What is Security Awareness?
Effective security awareness goes beyond knowing what phishing is. It is about how employees in companies respond under pressure, dare to report mistakes, and make the right decisions in realistic situations.
What is awareness? And why it truly works when training and real-world practice come together
Security awareness is often described as “making employees aware of cyber threats.” That is correct, but it is also too narrow. In practice, real security awareness is not just about knowledge, but about behaviour under pressure. About what people do when they have to decide quickly, when something looks trustworthy, or when someone appears authoritative.
Most companies now understand that technology alone is not enough.
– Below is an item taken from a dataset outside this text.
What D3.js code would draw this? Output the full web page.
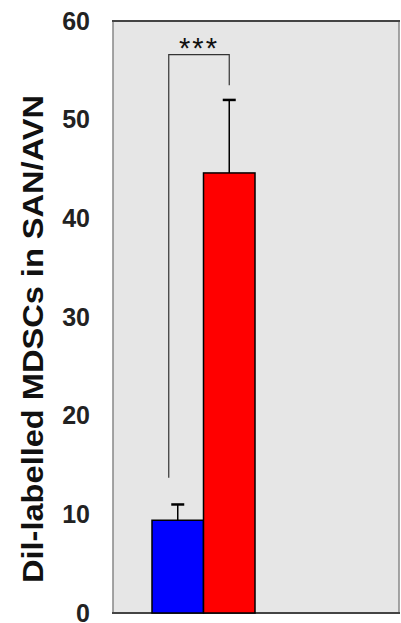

Firewalls, EDR, MFA, and SIEM all do their job, yet nearly every serious incident still starts with a human action. Not because people are incompetent, but because they are human.
The reality on the work floor
What we see in practice at companies
Across audits, pentests, and incident investigations, the same patterns keep returning:
- The phishing email was just credible enough.
- The employee hesitated, but acted anyway.
- Reporting happened hours or days later, or not at all.
- Procedures existed, but were unclear or impractical.
Rarely is the problem unwillingness. The problem is context. Security awareness fails when it is disconnected from the reality of people’s daily work.
An employee helping customers wants to help. A finance profile under pressure to process a payment acts fast. An IT engineer who already handled ten alerts that day clicks one away.
That is why security awareness must always align with how people actually work. Training without practice has little effect. Practice without guidance creates frustration.
What security awareness really is
True security awareness is the ability of employees within companies to, in realistic situations:
- recognise signals that something is off,
- consciously pause before taking action,
- and know what to do when something goes wrong.
This means security awareness always consists of three layers:
- Insight: Understanding how attacks work. Not technically, but human-centric. Why phishing works. Why social engineering is so effective.
- Behaviour: What do you do when you are unsure? Do you verify, delay or report? Behaviour only changes through repetition, feedback, and experience.
- Culture: Do employees feel safe reporting mistakes without shame or fear? Is reporting seen as a burden or as valuable input?
Without this third layer, training and testing remain isolated initiatives.
Why training alone is not enough
Many companies start with a phishing test or an awareness training. That is logical and necessary, but the impact remains limited if it stops there. After a few weeks, attention fades, and employees mainly remember that they “failed,” not what to do differently next time.
What actually works in practice at companies:
- targeted feedback immediately after a test or incident,
- regular repetition in small, manageable doses,
- recognisable scenarios from their own work environment,
- and a combination of training and social-engineering testing.
Companies that approach security awareness in a structured way see clear results. Incidents are reported faster, attacks are contained sooner and the overall impact is reduced.
Practical example
Why reporting matters more than acting perfectly
In several incidents, the first employee who noticed something suspicious could have made the difference. Not by never clicking, but by reporting quickly.
At companies with low-threshold reporting, an attack is often isolated within minutes. Where reporting feels like failure, an attack can remain unnoticed and continue to spread.
That is the core of security awareness: Mistakes always happen; speed determines the damage.
What security awareness is not
To avoid misunderstandings:
- It is not a one-off exercise.
- It is not a compliance checkbox.
- It is not a theoretical presentation.
- It is not a blame exercise after a phishing test.
Once employees experience security as something that works against them, it loses its value.
Security awareness as a fixed part of security
Companies that do this well treat security awareness like patching or monitoring:
- continuous,
- measurable,
- and adapted to evolving threats.
They connect training and testing to real risks, real incidents, and recognisable situations on the work floor. Not to abstract statistics.
In summary
What security awareness really means for companies
Real security awareness is a company’s collective ability to limit human error, detect incidents quickly, and report issues without fear. Not by making people flawless, but by making them resilient through training, realistic testing, and clear agreements.
Technology absorbs a lot. People often determine how big the impact becomes.